This is part 1 in our series Digital Learning

Editors note: Online health and safety training is a booming industry, but how can employers and the public be assured that workers are completing course requirements? In the first of a series, Troy Media explores efforts to prevent fraud in the new world of digital learning.

Safety training is increasingly going online because companies and organizations find it more convenient for workers, more productive and cheaper to deliver.

“It’s huge,” says Dan MacDonald, president of BIS Training Solutions, an Edmonton-area company that provides training software, as well as classroom and online training. “It’s probably a billion-dollar industry just in Canada.”

But its growth raises concerns over the quality of training received. Many employers, for example, have no way of confirming whether the intended worker was the person who took the course. This opens the possibility that some certified workers lack the knowledge they need to avoid unnecessary risk.

In Alberta, employers and safety organizations are working to reduce workplace injuries and deaths. In 2017, 951 workers in Canada died from work-related causes. With 3.7 deaths per 100,000 workers, Alberta is third-highest province and territory in the country.

Young people are especially high risk for on-the-job injuries and fatalities.

Online safety courses by third parties are ubiquitous, and include everything from working in confined spaces to working at heights. Part of the attraction is they’re cheaper per-student to deliver.

Both employers and health and safety organizations are benefiting from the lower costs. Elearningindustry.com, an organization that promotes online training, reports that 78 per cent of associations that provide safety training either offer an online option or online-only.

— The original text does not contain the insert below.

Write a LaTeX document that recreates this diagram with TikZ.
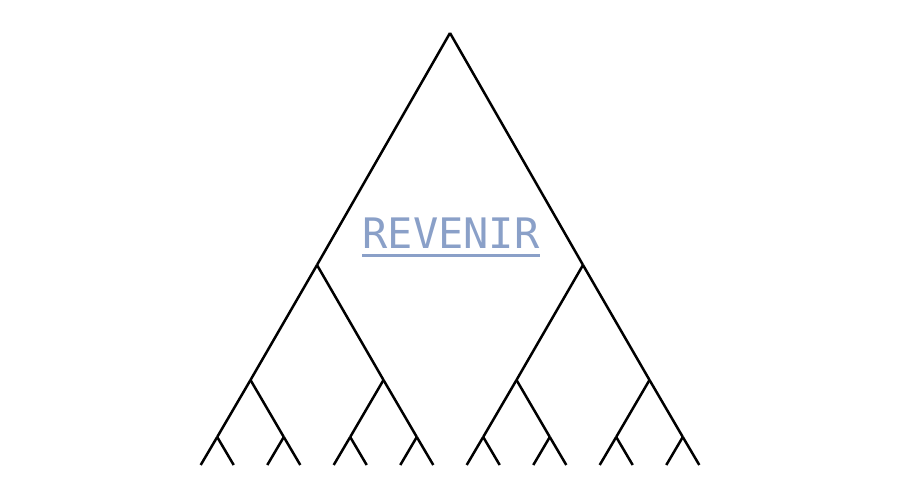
\documentclass[tikz,border=0pt]{standalone}
\usepackage{fontspec}
\newfontfamily\revfont{DejaVu Sans Mono}
\usetikzlibrary{calc}
\definecolor{revcol}{RGB}{138,160,200}
\tikzset{
  branch/.style={line width=2.5pt, black, line cap=butt, line join=miter},
  title/.style={text=revcol, inner sep=0pt, anchor=base, font=\revfont\fontsize{42}{42}\selectfont},
  uline/.style={draw=revcol, line width=3pt}
}
\begin{document}
\begin{tikzpicture}[x=1pt,y=-1pt]
\useasboundingbox (0,0) rectangle (900,500);
\coordinate (r) at (450,33);
\foreach \a/\sa in {L/-1,R/1}{
  \coordinate (\a) at ($(r)+(\sa*133,232)$);
  \draw[branch] (r) -- (\a);
  \foreach \b/\sb in {L/-1,R/1}{
    \coordinate (\a\b) at ($(\a)+(\sb*66.5,115)$);
    \draw[branch] (\a) -- (\a\b);
    \foreach \c/\sc in {L/-1,R/1}{
      \coordinate (\a\b\c) at ($(\a\b)+(\sc*33.3,57)$);
      \draw[branch] (\a\b) -- (\a\b\c);
      \foreach \d/\sd in {L/-1,R/1}{
        \coordinate (\a\b\c\d) at ($(\a\b\c)+(\sd*16.5,28)$);
        \draw[branch] (\a\b\c) -- (\a\b\c\d);
      }
    }
  }
}
\node[title] (t) at (451,248) {REVENIR};
\draw[uline] ([yshift=-7pt]t.base west) -- ([yshift=-7pt]t.base east);
\end{tikzpicture}
\end{document}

Yet while online courses are less expensive, many organizations aren’t redirecting those savings to use low-cost technology that would enable them to verify the identity and participation of workers. As a result, these organizations simply don’t know whether workers are texting, watching videos, sleeping – or even in the room, according to the Alberta Common Ground Alliance, a not-for-profit dedicated to improving worker safety.

Organizations that have not yet adopted online verification of identity and participation say they feel the technology has limitations, the cost is too high or they have concerns over the protection of worker privacy.

Distracted workers, however, are also common in the classroom, says BIS’s MacDonald.

“I’ve seen people in the back of classrooms who are asleep; (or) on their phones,” says MacDonald. With the use of state-of-the-art online technology, “You can see their eyes. If they’re not watching, you can report that to a proctor. They can actually fail that course.”

MacDonald says BIS fails 37 per cent of students, while classroom courses offered by some providers have 100 per cent pass rates: “That scares me.”

Many large companies and organizations are investing in tools to detect worker distraction while also stopping fraudulent test-taking. The most common tool is online participation monitoring – a means of digitally watching over a student.

Online verification systems vary widely in their approaches to protecting a worker’s privacy. Typically, independent verification system providers require a worker to authorize access to their computer webcam. The agency then confirms a worker’s identity through a piece of identification, such as a driver’s licence.

In some cases, information is provided to an agency in another country, such as India, leaving open the potential for abuse.

Other organizations have opted for independent service providers that use tools that act a bit like PayPal’s way of protecting financial transactions. Such systems protect user privacy by not granting the training providers access to the workers’ identification or superfluous imagery. They also delete such information after verification.

Without such a system, the potential for inadequate training is wide open. Mike Zilkowsky, the onboarding, training and competency manager for Arnett and Burgess Pipeliners in Blackfalds, Alta., told Canadian Occupational Safety in June that workers pay about $500 to buy fake tickets for the three commonly required courses in the oil and gas industry: H2S, ground disturbance and first aid.

Large companies, such as Calgary-based Enbridge, Syncrude and PCL, have figured out that online ID and participation monitoring “is the gold standard,” says MacDonald. BIS also uses web-based ID and participation monitoring for the training it does for Suncor employees.

“They won’t do online training without participation monitoring,” he says. “It’s not optional.”

Dan MacLennan

Dan MacLennan

The Alberta Construction Safety Association (ACSA) is researching online technology, says Dan MacLennan, chief executive officer. Yet ACSA is moving slowly to online because MacLennan believes there are cases of fraudulent online test-taking.

“Totally. Oh yeah, absolutely,” he says. “Certainly, in my experience … there are cases where they do.”

He gives kudos to companies that make online identity and participation verification mandatory, “because if it’s my son or daughter working, I want to make sure someone is looking at that course.”

It’s difficult to say how often workers ineffectively trained have contributed to workplace injury or death. One court case, however, suggests it happens.

Rose’s Well Services of Alberta was convicted in 2009 of safety offences after two workers were badly burned in a fire while off-loading hydrocarbons from a tanker truck.

In its defence, the company stated its workers had taken the Petroleum Safety Training from Enform, an online program providing basic safety training for oil and gas workers.

However, at trial, one worker testified to helping his co-workers through the program and even answering the exam questions for many of them.

How often does ineffective safety training claims lead to injury or death?

“That is impossible to say,” says MacDonald, since causality is difficult to prove.